Ruth Kirkby tried to explain at a school board meeting in 1969 that for most of a year schoolchildren had been drinking water laced with hexavalent chromium, a heavy metal toxin.

No one stirred.

Toxic waste was not a familiar public issue, and in this Jurupa mountain school district about 50 miles east of Los Angeles, it set off no alarms.

But when Mrs. Kirkby added that waste from chemical toilets was among the contaminants in the school well, she says, the school board ''went through the roof. It offended their sensibilities.''

Chemical toilet waste, she explains, is a very minor toxin compared to the potent and long-lived heavy metal acids.

There is no clear evidence that the school well was actually contaminated. But to Mrs. Kirkby, a local resident and a paleobotanist, this was a frustrating example of how little was understood about the hazardous chemicals that were being dumped at Stringfellow Acid Pits which is about a mile uphill from the school.

The acid pits have a history of insidious surprises. Their effects, like those of other toxic waste dumps, have been misgauged and underestimated at every turn. And the pits have become a breeding ground for cynicism.

The latest wrinkle is that the Stringfellow site is figuring in the national controversy over whether partisan politics was involved in the management of the Environmental Protection Agency's (EPA) Superfund for toxic waste cleanup.
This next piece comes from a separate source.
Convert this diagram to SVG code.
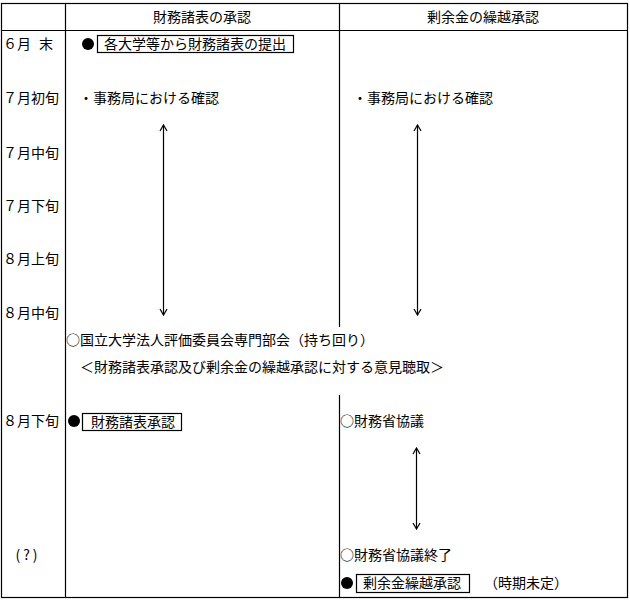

A key charge under investigation is that Rita Lavelle, who administered these funds in Washington until she was recently fired from the EPA, withheld money from Stringfellow until then-Gov. Edmund G. Brown Jr. was safely defeated by Pete Wilson in his US Senate bid.

But that's not the big concern in the communities downhill from Stringfellow. After more than 10 years of trying to get the area cleaned up, toxic waste is still flowing toward underground water supplies.

''Stringfellow Acid Pits as it is today will be a problem to the whole country in perpetuity,'' says Riverside County Supervisor Melba Dunlap, whose district includes the pits. The reason, she explains, is that the dump has always been treated in an offhand manner by government agencies.

''This was such a different kind of site that nobody knew how to handle it. They didn't listen to the people who really did know; (several community members warned officials of potential problems in the treatment) and rushed to get it out of sight and out of mind.''

A year ago the open ponds of multicolored, strong-smelling chemicals at the pits overflowed during heavy rainstorms and washed down toward the community of Glen Avon.

They were opened in 1954, when a state geologist decided that granite bedrock beneath the pits made a natural basin. When a 1969 flood washed acids out across the area below, a concrete dam was erected across the foot of the pits.

But by 1972, leaks were noticed around the base of the dam. The granite bedrock was decomposed and full of cracks. The waste acids of some 224 companies had been leaking into groundwater since 1954. Stringfellow Quarry Company shut down the dump, went broke trying to patch it up, and abandoned it in 1976.

The underground plume of acid contamination extends at least three-quarters of a mile downhill toward the groundwater supplies for about 10,000 people. The closest town is Glen Avon, a little over a mile away. Last summer three-quarters of the waste was either removed from the site or neutralized chemically, and for the second time a gel was injected into the granite cracks to harden and seal them. As on the first try, Supervisor Dunlap says, the acids dissolved the gel.

A new underground clay dam was built later in an attempt to contain groundwater leaching. The whole pond area was covered in a 22-acre, 12 -inch-thick clay cap, covered with a foot of soil. Now there is concern that the cap is eroding and that the clay was not of a high enough grade to prevent deterioration from the weather.

Underground springs were later found which feed into the ponds, and currently 15,000 to 20,000 gallons of contaminated water are being trucked away daily to keep down the water level under the cap.

The California Department of Health, recently given charge of the dumpsite, pegs the minimum cleanup figure at $18 million now - up from the $6.1 million it applied to the EPA for last summer.

Experts are trying to determine the size and shape of the underground pollution plume using the methods of mining geologists. Once the outline of the plume is found, they say, its spread can be checked by pumping.

Tom Bailey, manager of the state's cleanup fund at the health department, is optimistic about reaching an agreement with the EPA by the end of this month for at least some of the money the project will require.